Wimsey and Poppins and Swift, Oh My
So as some of you no doubt already know,
cadhla ran a roleplaying game last week -- League of Extraordinary Gentlemen, circa 1936.
Members of the team we put together included
ladymondegreen as team leader Mary Poppins,
agrumer as a middle-aged Tom Swift,
stakebait as Lord Peter Wimsey,
akawil as Hugo Danner (I didn't know who he was either),
sdelmonte as The Shadow,
camwyn as Sergeant Preston of the Yukon ... and yours truly as one Dorothy Gale, late of Kansas.
We had ridiculous amounts of fun and utterly failed to get ourselves killed. Go team!
What follows behind the cut-tag is the beginnings of a game report in the form of a letter home. The rest, theoretically, will follow.
Dear Ozma,
I don't truly know if you'll ever, ever read this, since there's no post to Oz and I don't know how to send you a telegraph. But somebody was watching me in the Magic Picture yesterday, that's plain, and somebody made the emeralds glow green -- and I hope, I hope it was you! So maybe you can watch me long enough to read the letter, or maybe Glinda will read it to you. She's the one who found out that magical things still work outside the fairy countries, so perhaps she'll be watching to see how we get along.

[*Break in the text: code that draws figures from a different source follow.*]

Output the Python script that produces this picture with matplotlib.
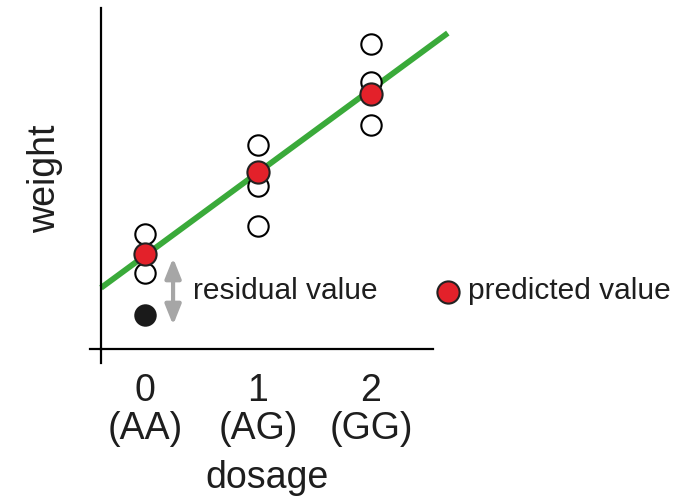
import numpy as np
import matplotlib
matplotlib.use("Agg")
import matplotlib.pyplot as plt

plt.rcParams['font.family'] = ['Liberation Sans', 'DejaVu Sans']

# dosage groups and observed weights (arbitrary units)
dosage = [0, 1, 2]
tick_labels = ["0\n(AA)", "1\n(AG)", "2\n(GG)"]
obs_x = [0, 0, 1, 1, 1, 2, 2, 2]
obs_y = [11.5, 7.6, 20.4, 16.3, 12.3, 30.5, 26.7, 22.4]
outlier_x = [0]
outlier_y = [3.4]
predicted = [9.5, 17.7, 25.5]

# fitted line
slope = 8.3
intercept = 9.35
line_x = np.array([-0.39, 2.68])

GREEN = "#3aaa3a"
RED = "#e3212a"
GREY = "#a6a6a6"
TXT = "#1e1e1e"

fig = plt.figure(figsize=(6.87, 4.99), dpi=100)
ax = fig.add_axes([101 / 687, 150 / 499, 332 / 687, 341 / 499])
ax.set_xlim(-0.39, 2.549)
ax.set_ylim(0, 34.1)

for s in ['top', 'right']:
    ax.spines[s].set_visible(False)
for s in ['left', 'bottom']:
    ax.spines[s].set_linewidth(1.6)
# little overhang where the axes cross
ax.plot([0, 0], [0, -0.04], transform=ax.transAxes, color='black', lw=1.6, clip_on=False)
ax.plot([0, -0.033], [0, 0], transform=ax.transAxes, color='black', lw=1.6, clip_on=False)

ax.plot(line_x, intercept + slope * line_x, color=GREEN, lw=4.2, clip_on=False,
        solid_capstyle='butt', zorder=2)

ax.scatter(obs_x, obs_y, s=215, facecolor='white', edgecolor='black', lw=1.5, zorder=3)
ax.scatter(outlier_x, outlier_y, s=215, facecolor='#1a1a1a', edgecolor='#1a1a1a', lw=1.5, zorder=3)
ax.scatter(dosage, predicted, s=255, facecolor=RED, edgecolor='#222222', lw=1.5, zorder=4)

# residual arrow
ax.annotate("", xy=(0.248, outlier_y[0] - 1.0), xytext=(0.248, predicted[0] - 0.4),
            arrowprops=dict(arrowstyle='<|-|>,head_length=0.5,head_width=0.2', color=GREY,
                            lw=3, mutation_scale=24, shrinkA=0, shrinkB=0))
ax.text(0.42, 5.8, "residual value", fontsize=21.5, va='center', ha='left', color=TXT)

# legend for predicted value
ax.scatter([2.68], [5.7], s=255, facecolor=RED, edgecolor='#222222', lw=1.5, clip_on=False, zorder=4)
ax.text(2.855, 5.8, "predicted value", fontsize=21.5, va='center', ha='left', color=TXT)

ax.set_yticks([])
ax.set_xticks(dosage)
ax.set_xticklabels(tick_labels, fontsize=27, linespacing=1.1, color=TXT)
ax.tick_params(axis='x', length=0, pad=17)
ax.set_xlabel("dosage", fontsize=27, labelpad=9, color=TXT)
ax.set_ylabel("weight", fontsize=27, labelpad=27, color=TXT)

fig.savefig("out.png", dpi=100)
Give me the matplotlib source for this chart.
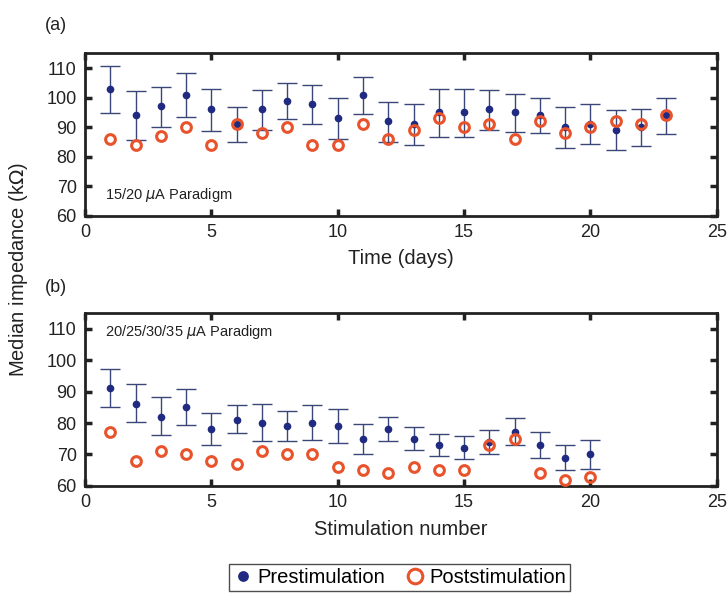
import matplotlib
matplotlib.use('Agg')
import matplotlib.pyplot as plt
import numpy as np

plt.rcParams['font.family'] = ['Liberation Sans', 'DejaVu Sans']
plt.rcParams['mathtext.fontset'] = 'dejavusans'

# (a) 15/20 uA paradigm, per day
jours_a = np.arange(1, 24)
pre_a = [103, 94, 97, 101, 96, 91, 96, 99, 98, 93, 101, 92, 91, 95, 95, 96, 95, 94, 90, 91, 89, 90, 94]
haut_a = [110.6, 102.1, 103.7, 108.2, 103.0, 96.7, 102.7, 104.9, 104.3, 99.7, 107.0, 98.4,
          97.9, 102.9, 102.9, 102.7, 101.2, 99.9, 96.9, 97.7, 95.7, 96.0, 99.9]
bas_a = [94.9, 85.7, 90.0, 93.3, 88.8, 85.1, 89.0, 92.7, 91.2, 86.0, 94.3, 85.1,
         83.9, 86.7, 86.7, 89.1, 88.4, 87.9, 83.0, 84.2, 82.1, 83.6, 87.6]
post_a = [86, 84, 87, 90, 84, 91, 88, 90, 84, 84, 91, 86, 89, 93, 90, 91, 86, 92, 88, 90, 92, 91, 94]

# (b) 20/25/30/35 uA paradigm, per stimulation
stim_b = np.arange(1, 21)
pre_b = [91, 86, 82, 85, 78, 81, 80, 79, 80, 79, 75, 78, 75, 73, 72, 74, 77, 73, 69, 70]
haut_b = [97.2, 92.3, 88.2, 90.7, 83.2, 85.7, 86.0, 83.9, 85.7, 84.5, 79.8, 82.0,
          78.7, 76.6, 75.8, 77.8, 81.6, 77.1, 72.9, 74.6]
bas_b = [85.1, 80.2, 76.1, 79.5, 73.0, 76.7, 74.3, 74.3, 74.7, 73.7, 70.3, 74.3,
         71.5, 69.5, 68.6, 70.3, 72.9, 69.0, 65.1, 65.3]
post_b = [77, 68, 71, 70, 68, 67, 71, 70, 70, 66, 65, 64, 66, 65, 65, 73, 75, 64, 62, 63]

bleu = '#1f2a80'
barre = '#3a4578'
orange = '#e8532b'
encre = '#222222'

fig = plt.figure(figsize=(7.27, 5.97), dpi=100)
ax1 = fig.add_axes([0.117, 0.6387, 0.869, 0.272])
ax2 = fig.add_axes([0.117, 0.186, 0.869, 0.290])


def panneau(ax, x, pre, haut, bas, post, texte):
    pre = np.array(pre)
    err = [pre - np.array(bas), np.array(haut) - pre]
    ax.errorbar(x, pre, yerr=err, fmt='none', ecolor=barre, elinewidth=1.0,
                capsize=7, capthick=1.0, zorder=2)
    ax.plot(x, pre, 'o', color=bleu, markersize=4.5, zorder=3, label='Prestimulation')
    ax.plot(x, post, 'o', mfc='none', mec=orange, mew=2.2, markersize=7,
            zorder=4, label='Poststimulation')
    ax.set_xlim(0, 25)
    ax.set_ylim(60, 115)
    ax.set_xticks([0, 5, 10, 15, 20, 25])
    ax.set_yticks([60, 70, 80, 90, 100, 110])
    ax.tick_params(direction='in', length=5, width=2.5, labelsize=13,
                   top=True, right=True, pad=6, colors=encre)
    for s in ax.spines.values():
        s.set_linewidth(2.0)
        s.set_color(encre)
    ax.text(x=0.032, y=texte[1], s=texte[0], transform=ax.transAxes, fontsize=10.5,
            color=encre, va='center')


panneau(ax1, jours_a, pre_a, haut_a, bas_a, post_a, (r'15/20 $\mu$A Paradigm', 0.13))
panneau(ax2, stim_b, pre_b, haut_b, bas_b, post_b, (r'20/25/30/35 $\mu$A Paradigm', 0.89))

ax1.set_xlabel('Time (days)', fontsize=14.5, labelpad=6, color=encre)
ax2.set_xlabel('Stimulation number', fontsize=14.5, labelpad=6, color=encre)

fig.text(0.062, 0.958, '(a)', fontsize=13, va='center', color=encre)
fig.text(0.062, 0.519, '(b)', fontsize=13, va='center', color=encre)
fig.text(0.026, 0.548, r'Median impedance (k$\Omega$)', rotation=90, fontsize=14.5,
         ha='center', va='center', color=encre)

h, l = ax2.get_legend_handles_labels()
leg = fig.legend(h, l, loc='center', bbox_to_anchor=(0.55, 0.032), ncol=2,
                 fontsize=14.5, frameon=True, fancybox=False, edgecolor=encre,
                 handletextpad=0.2, columnspacing=1.0, handlelength=1.0,
                 borderpad=0.2, markerscale=1.5)
leg.get_frame().set_linewidth(1.0)

fig.savefig('out.png', dpi=100)
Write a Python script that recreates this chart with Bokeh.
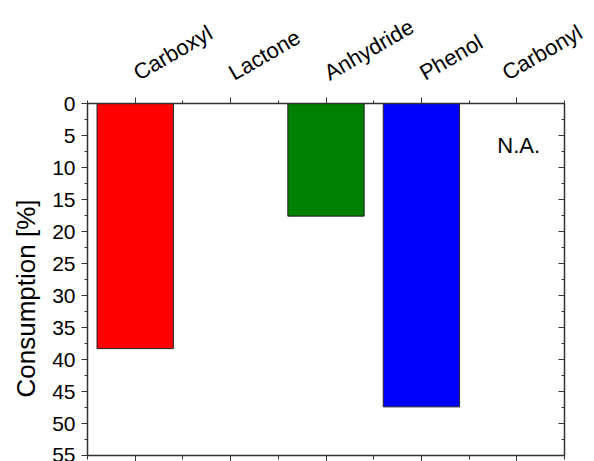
import math
from bokeh.plotting import figure
from bokeh.models import (Range1d, LinearAxis, FixedTicker, ColumnDataSource, Label, Title)
from bokeh.embed import file_html
from bokeh.resources import INLINE

categories = ["Carboxyl", "Lactone", "Anhydride", "Phenol", "Carbonyl"]
positions = [1, 2, 3, 4, 5]
bar_cats = ["Carboxyl", "Anhydride", "Phenol"]
bar_values = [38.3, 17.6, 47.4]
bar_colors = ["#ff0000", "#008000", "#0000ff"]
y_ticks = list(range(0, 60, 5))
y_title = "Consumption [%]"
na_text = "N.A."

FONT = "Liberation Sans"

bar_x = [positions[categories.index(c)] for c in bar_cats]
src = ColumnDataSource(dict(x=bar_x, top=[0] * len(bar_x), bottom=bar_values, color=bar_colors))

p = figure(width=586, height=461, output_backend="svg", toolbar_location=None,
           x_range=Range1d(0.5, 5.5), y_range=Range1d(55, 0),
           x_axis_location=None, y_axis_location=None,
           min_border_left=87, min_border_right=22, min_border_top=103, min_border_bottom=0)
p.grid.visible = False
p.outline_line_color = None
p.background_fill_color = "white"

p.vbar(x="x", top="top", bottom="bottom", width=0.8, fill_color="color",
       line_color="#222222", line_width=1, source=src)

minor_x = [0.5 + i for i in range(6)]

# top axis
top = LinearAxis(ticker=FixedTicker(ticks=positions, minor_ticks=minor_x),
                 major_label_overrides={pos: c for pos, c in zip(positions, categories)})
top.major_label_orientation = math.radians(30)
top.major_label_text_font = FONT
top.major_label_text_font_size = "22px"
top.major_label_text_color = "black"
top.major_tick_out = 6
top.major_tick_in = 0
top.minor_tick_out = 3
top.minor_tick_in = 0
top.major_label_standoff = 23
top.axis_line_color = "#333333"
top.major_tick_line_color = "#333333"
top.minor_tick_line_color = "#333333"
top.axis_line_width = 1.5
p.add_layout(top, "above")

# bottom axis (ticks only)
bot = LinearAxis(ticker=FixedTicker(ticks=positions, minor_ticks=minor_x))
bot.major_label_text_font_size = "0px"
bot.major_label_standoff = 0
bot.major_tick_out = 6
bot.major_tick_in = 0
bot.minor_tick_out = 4
bot.minor_tick_in = 0
bot.axis_line_color = "#333333"
bot.major_tick_line_color = "#333333"
bot.minor_tick_line_color = "#333333"
bot.axis_line_width = 1.5
p.add_layout(bot, "below")

minor_y = [i * 2.5 for i in range(23)]

# left axis
left = LinearAxis(ticker=FixedTicker(ticks=y_ticks, minor_ticks=minor_y))
left.major_label_text_font = FONT
left.major_label_text_font_size = "21px"
left.major_label_text_color = "black"
left.major_tick_out = 6
left.major_tick_in = 0
left.minor_tick_out = 3
left.minor_tick_in = 0
left.major_label_standoff = 6
left.axis_line_color = "#333333"
left.major_tick_line_color = "#333333"
left.minor_tick_line_color = "#333333"
left.axis_line_width = 1.5
p.add_layout(left, "left")

# y-axis title as a side title, shifted along the axis
ttl = Title(text=y_title, align="left", offset=58, text_font=FONT, text_font_size="26px",
            text_font_style="normal", text_color="black", standoff=17)
p.add_layout(ttl, "left")

# right axis (inward ticks)
right = LinearAxis(ticker=FixedTicker(ticks=y_ticks, minor_ticks=minor_y))
right.major_label_text_font_size = "0px"
right.major_label_standoff = 0
right.major_tick_out = 0
right.major_tick_in = 6
right.minor_tick_out = 0
right.minor_tick_in = 3
right.axis_line_color = "#333333"
right.major_tick_line_color = "#333333"
right.minor_tick_line_color = "#333333"
right.axis_line_width = 1.5
p.add_layout(right, "right")

p.add_layout(Label(x=5.02, y=6.6, text=na_text, text_align="center", text_baseline="middle",
                   text_font=FONT, text_font_size="22px", text_color="black"))

open("out.html", "w").write(file_html(p, INLINE))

You probly know already that when the Wizard and I went out to the Outside World searching for the Silver Slippers, we got separated over the Deadly Desert. I don't know where he came down, but I think it must have been somewhere in America. I came down in England, and when I asked people if they could help me find the Wizard, everything started going wrong.
I've been in an asylum for four years, Ozma. They took away all my things (even the Magic Belt!) and they put Toto in a kennel, and they kept me in a sort of kennel too, all ugly gray walls and doors that won't close. And only ugly gray smocks to wear, and hateful doctors who all thought I was crazy -- because I said I'd been in Oz, you know, and they don't believe in fairy countries. They weren't kind to me, and they weren't kind to the other people in the asylum -- the ones who really were crazy, like Miss Emma who thought she was Mary Queen of Scots. I suppose that doesn't sound any crazier than a little girl from Kansas saying she's been a Princess in a fairy country. Still, crazy people can't help being crazy, and there's no call to lock them up and be cruel to them.
Anyway, it was a horrid time and I'd rather not tell you about all of it, the meanness and the dreariness; it doesn't bear telling over, or even thinking about. After all, it's over now. So I'll skip to about a week ago -- that's when they came to get me out.
They said they needed my help, and that if I'd help them they would get me out of the asylum and try to send me home. And they didn't mean Kansas -- they meant Oz. They knew about the fairy countries, Ozma. And they said they'd do everything they could to help me get back there.
I said yes. What else could I have done?
Members of the team we put together included
We had ridiculous amounts of fun and utterly failed to get ourselves killed. Go team!
What follows behind the cut-tag is the beginnings of a game report in the form of a letter home. The rest, theoretically, will follow.
Dear Ozma,
I don't truly know if you'll ever, ever read this, since there's no post to Oz and I don't know how to send you a telegraph. But somebody was watching me in the Magic Picture yesterday, that's plain, and somebody made the emeralds glow green -- and I hope, I hope it was you! So maybe you can watch me long enough to read the letter, or maybe Glinda will read it to you. She's the one who found out that magical things still work outside the fairy countries, so perhaps she'll be watching to see how we get along.
You probly know already that when the Wizard and I went out to the Outside World searching for the Silver Slippers, we got separated over the Deadly Desert. I don't know where he came down, but I think it must have been somewhere in America. I came down in England, and when I asked people if they could help me find the Wizard, everything started going wrong.
I've been in an asylum for four years, Ozma. They took away all my things (even the Magic Belt!) and they put Toto in a kennel, and they kept me in a sort of kennel too, all ugly gray walls and doors that won't close. And only ugly gray smocks to wear, and hateful doctors who all thought I was crazy -- because I said I'd been in Oz, you know, and they don't believe in fairy countries. They weren't kind to me, and they weren't kind to the other people in the asylum -- the ones who really were crazy, like Miss Emma who thought she was Mary Queen of Scots. I suppose that doesn't sound any crazier than a little girl from Kansas saying she's been a Princess in a fairy country. Still, crazy people can't help being crazy, and there's no call to lock them up and be cruel to them.
Anyway, it was a horrid time and I'd rather not tell you about all of it, the meanness and the dreariness; it doesn't bear telling over, or even thinking about. After all, it's over now. So I'll skip to about a week ago -- that's when they came to get me out.
They said they needed my help, and that if I'd help them they would get me out of the asylum and try to send me home. And they didn't mean Kansas -- they meant Oz. They knew about the fairy countries, Ozma. And they said they'd do everything they could to help me get back there.
I said yes. What else could I have done?